Population health is operationalized as counts of fatalities (FATALITIES) and injuries (INJURIES) by county, year, event combinations. Economic consequenses are operationalized by the total amount of property damage (PROPDMG) summarized by county, year, and event combinations. Additionally, since it was noted that the most recent years are considered complete only events occuring in 2008 and beyond are considered in this analysis. The following lines of code read in the raw data and summarize injuries, fatalaties, and events.
storm<-read.csv(bzfile("C:/Users/Dell - User/Downloads/repdata-data-StormData.csv.bz2"), header = TRUE)
storm$cofips<-paste(formatC(storm$STATE__,width=2,flag="0"),formatC(storm$COUNTY,width=3,flag="0"),sep="")
Originally, I was thinking of creating a map using the leaflet library, but decided against it since i could only map one event at a time.
storm$year<-as.numeric(format(as.Date(storm$BGN_DATE,format="%m/%d/%Y %H:%M:%S"),"%Y"))
myvars<-c("FATALITIES","INJURIES","PROPDMG","EVTYPE")
storm.sub<-subset(storm,year>=2008,select=myvars)
library(dplyr)
## Warning: package 'dplyr' was built under R version 3.2.5
##
## Attaching package: 'dplyr'
## The following objects are masked from 'package:stats':
##
## filter, lag
## The following objects are masked from 'package:base':
##
## intersect, setdiff, setequal, union
by_all<-group_by(storm.sub,EVTYPE)
storm.agg<-summarize_each(by_all,funs(sum))

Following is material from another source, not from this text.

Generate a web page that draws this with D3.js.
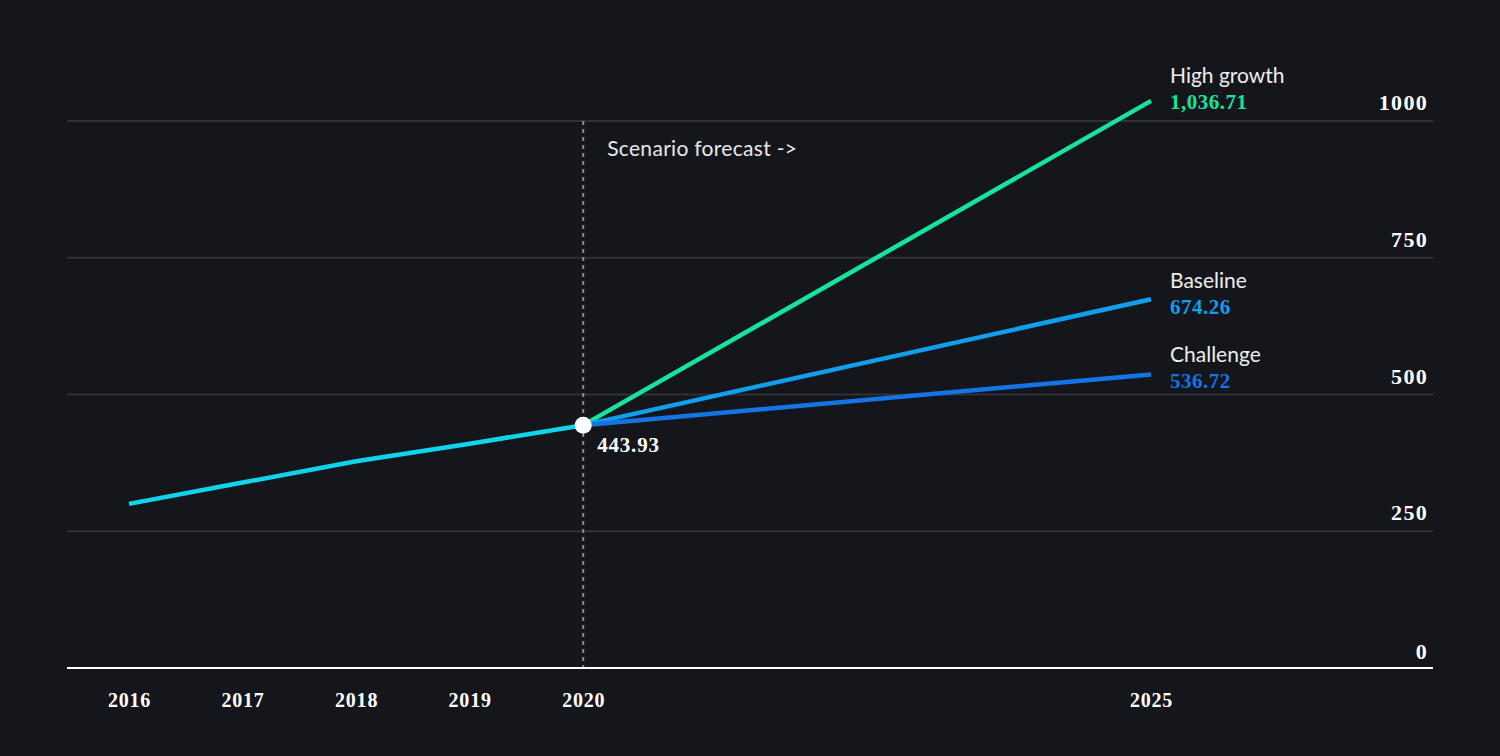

The goal of this section was to summarize fatalities and injuries to estimate the most harmful weather events with respect to population health. The idea being that events that produce many fatalities and injuries are more harmful to population health than weather events with fewer injuries and fatalities. Similarly, events causing more property damage are considered to have the greater economic consequences than those that do not cause a lot of property damage.
In order to answer this question the total number of fatalities and injuries recorded between 2008 and 2011 were summarized in bar plots. For ease of display, only the top seven events for each measure are shown.
par(mfrow=c(2,1))
sort1<-storm.agg[order(-storm.agg$FATALITIES),]
barplot(sort1$FATALITIES[1:7], main="Top Seven Most Fatal Weather Events in the U.S., 2008-2011",xlab="Weather Event",ylab="Counts of
Fatalities",names.arg=c("TORNADO","FLASH FLOOD","RIP CURRENT","HEAT","FLOOD","LIGHTNING","THUNDERSTORM WIND"),col="#9ebcda",cex.names=0.8)
sort2<-storm.agg[order(-storm.agg$INJURIES),]
barplot(sort2$INJURIES[1:7], main="Top Seven Weather Events with the most Injuries in the U.S., 2008-2011",xlab="Weather Event",ylab="Counts of
Injuries",names.arg=c("TORNADO","THUNDERSTORM WIND","LIGHTNING","HEAT","EXCESSIVE HEAT","FLASH FLOOD", "WILDFIRE"),col="#9ebcda", cex.names=0.8)
Tornados, Flash Floods, Heat, and Lightning seem to be among the are most harmful with respect to population health. Each event appears as both the most fatal and source of injury. Between 2008 and 2001, Tornados accounted for 782 fatalities and 8,949 injuries. Almost as many fatalities as the other top seven events and 2.5 times as many injuries as the other top seven injury events combined.
In order to answer this question the total amount of property damage recorded between 2008 and 2011 was summarized in bar plots. For ease of display, only the top five events for each measure are shown.
sort3<-storm.agg[order(-storm.agg$PROPDMG),]
par(mfrow=c(1,1))
options(scipen=999)
barplot(sort3$PROPDMG[1:5], main="Top Five Weather Events with the most Property Damage in the U.S., 2008-2011",xlab="$",ylab="Weather Event",names.arg=c("TSTORM WIND","TORNADO","FLASH FLOOD","FLOOD","HAIL"),horiz=TRUE,col="#9ebcda",cex.names=0.8)
Wind from Thunderstorms causes the most property damage with around $746K in damage between 2008 and 2011. Hail was the fifth most costly weather event causing around $95K in damage between 2008 and 2011 (These figures have to be in billions right?). Tornados, Flash Flood, and Flood events appear on as the top five costly as well as the top seven most fatal or injury causing storms making them some of the most damaging events to the U.S.